The ancient Indian texts do not describe one flying machine — they describe an entire taxonomy. The Vaimanika Shastra, a text dictated between 1918 and 1923 by Pandit Subbaraya Shastry (who claimed to have channeled it from ancient sources), categorizes vimanas into four distinct types: the Sundara, which is rocket-shaped; the Rukma, which is conical and golden; the Sakuna, which is bird-shaped and designed for long-range flight; and the Tripura, which is three-storied and capable of operating in three mediums — air, water, and on land. A 1974 study by the Indian Institute of Science in Bangalore examined the Vaimanika Shastra’s technical specifications and concluded that the described vehicles would not be aerodynamically viable. The modern text, they determined, is not a genuine ancient engineering manual.

The Ancient Descriptions

“An aerial chariot, the Pushpaka, conveys many people to the capital of Ayodhya. The sky is full of stupendous flying machines, dark as night, but picked out by lights with a yellowish glare.”

— Mahabharata (c. 4th century BCE), translated passages

But here is where it gets interesting. The Vaimanika Shastra may be a 20th-century composition — but the ancient descriptions in the Ramayana and Mahabharata are genuinely old, predating the common era by centuries. And those ancient descriptions are the remarkable part. The Mahabharata describes aerial vehicles that are “dark as night” but illuminated by “lights with a yellowish glare.” It describes aerial combat — vimanas deploying weapons that produce blinding light and devastating heat. The Samarangana Sutradhara, an 11th-century text attributed to King Bhoja, contains an entire chapter on the construction of mechanical devices, including aerial machines, with descriptions of mercury-based propulsion systems. These are not vague mythological references. They are specific, technical, and consistent across multiple texts spanning centuries.

The conventional explanation is straightforward: vimanas are mythological vehicles, products of the same human imagination that gave us Pegasus and the flying chariots of Greek gods. Every culture dreams of flight, and the Indian literary tradition — one of the richest in human history — simply dreamed with more detail and engineering vocabulary than most. The 1974 IIS study effectively debunked the Vaimanika Shastra as a modern composition with no practical aeronautical merit. Case closed.

Except the case is not closed, because the debunking addresses the wrong text. The Vaimanika Shastra, with its 20th-century provenance, is the weakest link in the vimana tradition — and it is the one that critics love to demolish. The genuinely ancient references in the Ramayana and Mahabharata are far more difficult to dismiss. These are not fringe texts. They are the foundational epics of Indian civilization, composed and transmitted over centuries by a culture that produced extraordinary achievements in mathematics, astronomy, medicine, and metallurgy. The people who wrote these descriptions were not naive fantasists. They were scholars.

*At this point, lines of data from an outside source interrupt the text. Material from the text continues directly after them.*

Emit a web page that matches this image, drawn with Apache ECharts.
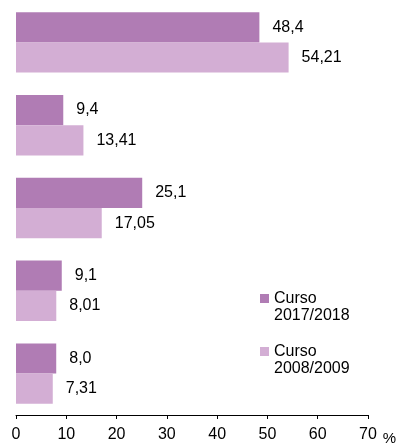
<!DOCTYPE html>
<html>
<head>
<meta charset="utf-8">
<script src="https://cdn.jsdelivr.net/npm/echarts@6/dist/echarts.min.js"></script>
<style>
  html, body { margin: 0; padding: 0; background: #fff; }
  #chart { width: 400px; height: 448px; }
</style>
</head>
<body>
<div id="chart"></div>
<script>
  // categorías (sin etiqueta visible en el eje)
  var categories = ['1', '2', '3', '4', '5'];
  // valores de cada curso (%)
  var curso2017 = [48.4, 9.4, 25.1, 9.1, 8.0];
  var curso2008 = [54.21, 13.41, 17.05, 8.01, 7.31];
  // eje x
  var xMin = 0, xMax = 70, xStep = 10;

  var fontFam = "'Liberation Sans', Arial, sans-serif";

  // formato con coma decimal
  function fmt(decimals) {
    return function (p) {
      return p.value.toFixed(decimals).replace('.', ',');
    };
  }

  var chart = echarts.init(document.getElementById('chart'));
  chart.setOption({
    animation: false,
    textStyle: { fontFamily: fontFam },
    grid: {
      left: 16,
      right: 32,
      top: 1,
      bottom: 33,
      outerBoundsMode: 'none'
    },
    legend: {
      orient: 'vertical',
      left: 255,
      top: 268,
      itemWidth: 9,
      itemHeight: 9,
      itemGap: 2,
      icon: 'rect',
      selectedMode: false,
      // línea vacía delante para que el cuadro quede a la altura de "Curso"
      formatter: function (name) { return ' \n' + name; },
      textStyle: {
        fontSize: 16,
        lineHeight: 17,
        color: '#000'
      }
    },
    xAxis: {
      type: 'value',
      min: xMin,
      max: xMax,
      interval: xStep,
      name: '%',
      nameLocation: 'end',
      nameGap: 13,
      nameTextStyle: {
        fontSize: 15,
        color: '#000',
        verticalAlign: 'top',
        padding: [16, 0, 0, 0]
      },
      axisLine: { show: true, lineStyle: { color: '#000', width: 1 } },
      axisTick: { show: true, length: 4, lineStyle: { color: '#000' } },
      axisLabel: { fontSize: 16, color: '#000', margin: 12 },
      splitLine: { show: false }
    },
    yAxis: {
      type: 'category',
      data: categories,
      inverse: true,
      axisLine: { show: false },
      axisTick: { show: false },
      axisLabel: { show: false }
    },
    series: [
      {
        name: 'Curso\n2017/2018',
        type: 'bar',
        data: curso2017,
        barGap: 0,
        barCategoryGap: '27%',
        itemStyle: { color: '#B07CB4' },
        label: {
          show: true,
          position: 'right',
          distance: 13,
          fontSize: 16,
          color: '#000',
          formatter: fmt(1)
        }
      },
      {
        name: 'Curso\n2008/2009',
        type: 'bar',
        data: curso2008,
        barGap: 0,
        barCategoryGap: '27%',
        itemStyle: { color: '#D3AED4' },
        label: {
          show: true,
          position: 'right',
          distance: 13,
          fontSize: 16,
          color: '#000',
          formatter: fmt(2)
        }
      }
    ]
  });
</script>
</body>
</html>
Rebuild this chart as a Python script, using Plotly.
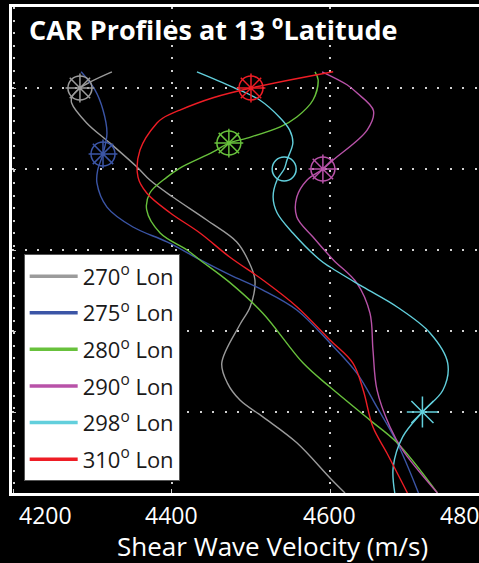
import plotly.graph_objects as go

# Depth samples (km) and shear-wave velocity (m/s) for each longitude profile
DEPTH_270 = [40, 50, 55.6, 59.3, 71.6, 84, 98.8, 106.8, 117.3, 131.5, 145, 156, 168.5, 185, 196, 219.8, 232, 242.6, 253, 269, 290.7, 300]
VEL_270 = [4324, 4283.5, 4273.4, 4273, 4292, 4321.5, 4355.7, 4372, 4401, 4444, 4482, 4496, 4505, 4499, 4486, 4463, 4470, 4486, 4515, 4558, 4600, 4619]

DEPTH_275 = [40, 51.2, 63.6, 77.8, 90.7, 100.6, 108.6, 123.5, 135.8, 145, 156, 165.4, 174.7, 187, 207.4, 226, 247, 269, 300]
VEL_275 = [4285, 4302.5, 4312.7, 4317.7, 4312.7, 4306, 4305, 4317.7, 4350.6, 4393.7, 4435.4, 4473.4, 4515, 4558, 4600, 4634, 4659.5, 4685, 4712]

DEPTH_280 = [40, 45, 57.4, 67.9, 74, 80.9, 84, 89.5, 99.4, 105, 114.8, 125.3, 139.5, 150, 156, 170, 189, 219.8, 234.6, 255, 269, 300]
VEL_280 = [4581, 4585, 4578.5, 4558, 4537, 4495, 4472, 4452, 4410, 4393.7, 4372, 4368, 4385, 4419, 4435, 4473, 4515, 4566, 4600, 4650.6, 4685, 4736]

DEPTH_290 = [40, 48, 53, 64, 76, 94.4, 100, 106.8, 117.3, 129.6, 142, 156, 170.4, 189, 211.7, 236.4, 259.3, 273.5, 300]
VEL_290 = [4590, 4621.5, 4634, 4655, 4647, 4604, 4591, 4571, 4558, 4558, 4578.5, 4604, 4634, 4650.6, 4654.4, 4659.5, 4676, 4692, 4736]

DEPTH_298 = [40, 49.4, 57.4, 68.5, 76, 84, 94.4, 100, 106.8, 117.3, 127, 139.5, 156, 160.5, 172.8, 185.2, 201.2, 219.8, 236.4, 250, 265.4, 284, 300]
VEL_298 = [4431.6, 4477, 4511, 4537, 4549, 4553, 4545.6, 4542, 4533, 4528, 4533, 4553, 4587, 4600, 4641.8, 4685, 4726.6, 4749, 4743, 4717, 4692, 4680, 4682]

DEPTH_310 = [40, 50, 56, 63.6, 68.5, 71.6, 88.3, 105, 114.8, 127, 139.5, 154.3, 168.5, 185, 205.6, 219.8, 236.4, 259.3, 275.3, 300]
VEL_310 = [4604, 4500, 4452, 4410, 4388.6, 4381, 4359.5, 4357, 4368, 4397.5, 4435.4, 4473, 4515, 4558, 4600, 4629, 4642, 4654.4, 4672, 4698]

LABELS = ["270", "275", "280", "290", "298", "310"]
COLORS = ["#9b9b9b", "#3b55a6", "#68c13c", "#b852a8", "#62cfdc", "#ee1d25"]

# Highlighted points on the profiles
WHEEL_VEL = [4283.5, 4312.7, 4472, 4591, 4500]
WHEEL_DEPTH = [50, 90.7, 84, 100, 50]
WHEEL_COLOR = ["#9b9b9b", "#3b55a6", "#68c13c", "#b852a8", "#ee1d25"]
RING_VEL = [4542]
RING_DEPTH = [100]
STAR_VEL = [4717]
STAR_DEPTH = [250]

XTICKS = [4200, 4400, 4600, 4800]
XTICK_SHIFT = [3, 0, 0, -22]   # end labels are nudged inwards
YGRID = [0, 50, 100, 150, 200, 250, 300]
X_RANGE = [4197.5, 4788.6]

FONT = "Open Sans"

profiles = [
    (VEL_270, DEPTH_270), (VEL_275, DEPTH_275), (VEL_280, DEPTH_280),
    (VEL_290, DEPTH_290), (VEL_298, DEPTH_298), (VEL_310, DEPTH_310),
]

fig = go.Figure()

for (vel, dep), col in zip(profiles, COLORS):
    fig.add_trace(go.Scatter(
        x=vel, y=dep, mode="lines", showlegend=False, hoverinfo="skip",
        line=dict(color=col, width=1.4, shape="spline", smoothing=1.0),
    ))

# wheel markers: open circle with eight spokes
for sym in ["circle-open", "asterisk-open"]:
    fig.add_trace(go.Scatter(
        x=WHEEL_VEL, y=WHEEL_DEPTH, mode="markers", showlegend=False, hoverinfo="skip",
        marker=dict(symbol=sym, size=24, color=WHEEL_COLOR,
                    line=dict(color=WHEEL_COLOR, width=1.5)),
    ))
fig.add_trace(go.Scatter(
    x=RING_VEL, y=RING_DEPTH, mode="markers", showlegend=False, hoverinfo="skip",
    marker=dict(symbol="circle-open", size=24, color=COLORS[4],
                line=dict(color=COLORS[4], width=1.5)),
))
fig.add_trace(go.Scatter(
    x=STAR_VEL, y=STAR_DEPTH, mode="markers", showlegend=False, hoverinfo="skip",
    marker=dict(symbol="asterisk-open", size=26, color=COLORS[4],
                line=dict(color=COLORS[4], width=1.5)),
))

# legend entries with thicker sample lines
for lab, col in zip(LABELS, COLORS):
    fig.add_trace(go.Scatter(
        x=[None], y=[None], mode="lines", name=f"{lab}<sup>o</sup> Lon",
        legendgroup=lab, line=dict(color=col, width=3.5),
    ))


def to_paper(v):
    return (v - X_RANGE[0]) / (X_RANGE[1] - X_RANGE[0])


annotations = []
for i, (t, dx) in enumerate(zip(XTICKS, XTICK_SHIFT)):
    annotations.append(dict(
        x=to_paper(t), xref="paper", y=0, yref="paper", yshift=-22,
        text=str(t), showarrow=False,
        xanchor="left" if i == 0 else "center", xshift=dx,
        yanchor="middle", font=dict(family=FONT, size=23, color="white"),
    ))
annotations.append(dict(
    x=0.557, xref="paper", y=0, yref="paper", yshift=-53,
    text="Shear Wave Velocity (m/s)", showarrow=False,
    xanchor="center", yanchor="middle",
    font=dict(family=FONT, size=26, color="white"),
))
annotations.append(dict(
    x=0.032, xref="paper", y=0.955, yref="paper",
    text="<b>CAR Profiles at 13 <sup>o</sup>Latitude</b>", showarrow=False,
    xanchor="left", yanchor="middle",
    font=dict(family=FONT, size=27, color="white"),
))

fig.update_layout(
    width=479, height=563,
    margin=dict(l=12, r=0, t=7, b=70),
    paper_bgcolor="black", plot_bgcolor="black",
    font=dict(family=FONT, color="white"),
    showlegend=True,
    legend=dict(
        x=0.025, y=0.024, xanchor="left", yanchor="bottom",
        bgcolor="white", bordercolor="#555555", borderwidth=1,
        tracegroupgap=5, itemwidth=48,
        font=dict(family=FONT, size=22, color="#1a1a1a"),
    ),
    annotations=annotations,
)
fig.update_xaxes(
    range=X_RANGE, tickvals=XTICKS, showticklabels=False,
    ticks="inside", ticklen=4, tickcolor="#cccccc",
    showgrid=True, gridcolor="#d0d0d0", gridwidth=1.5, griddash="2px,10.5px",
    showline=True, linecolor="white", linewidth=2.5, mirror=True,
    zeroline=False,
)
fig.update_yaxes(
    range=[300, 0], tickvals=YGRID, showticklabels=False,
    ticks="inside", ticklen=4, tickcolor="#cccccc",
    showgrid=True, gridcolor="#d0d0d0", gridwidth=1.5, griddash="2px,10.5px",
    showline=True, linecolor="white", linewidth=2.5, mirror=False,
    zeroline=False,
)

fig.write_html("out.html")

Consider the details that recur across the ancient texts: circular or dome-shaped craft. Multiple levels or stories. Windows or portholes. Self-luminosity. The ability to hover, to move in any direction, to travel at tremendous speed. Weapons that produce blinding light and intense heat. These descriptions do not sound like mythologized chariots. They sound like something else entirely — something the ancient writers were struggling to describe with the vocabulary available to them. A craft that resembles “a bright cloud in the sky,” that is “wide and roomy as a large city,” that moves “everywhere at will” — what, exactly, is being described?

The honest answer is: we do not know. The ancient Indian vimana descriptions may be nothing more than the vivid imaginings of a literary tradition without parallel. Or they may be cargo-cult descriptions of technology observed but not understood — memories encoded in epic poetry because that was the only recording medium available. The Vaimanika Shastra is a modern dead end. But the Ramayana is 2,500 years old, and its descriptions of flying craft remain as vivid and specific and strange as the day they were composed. That, at minimum, deserves our curiosity.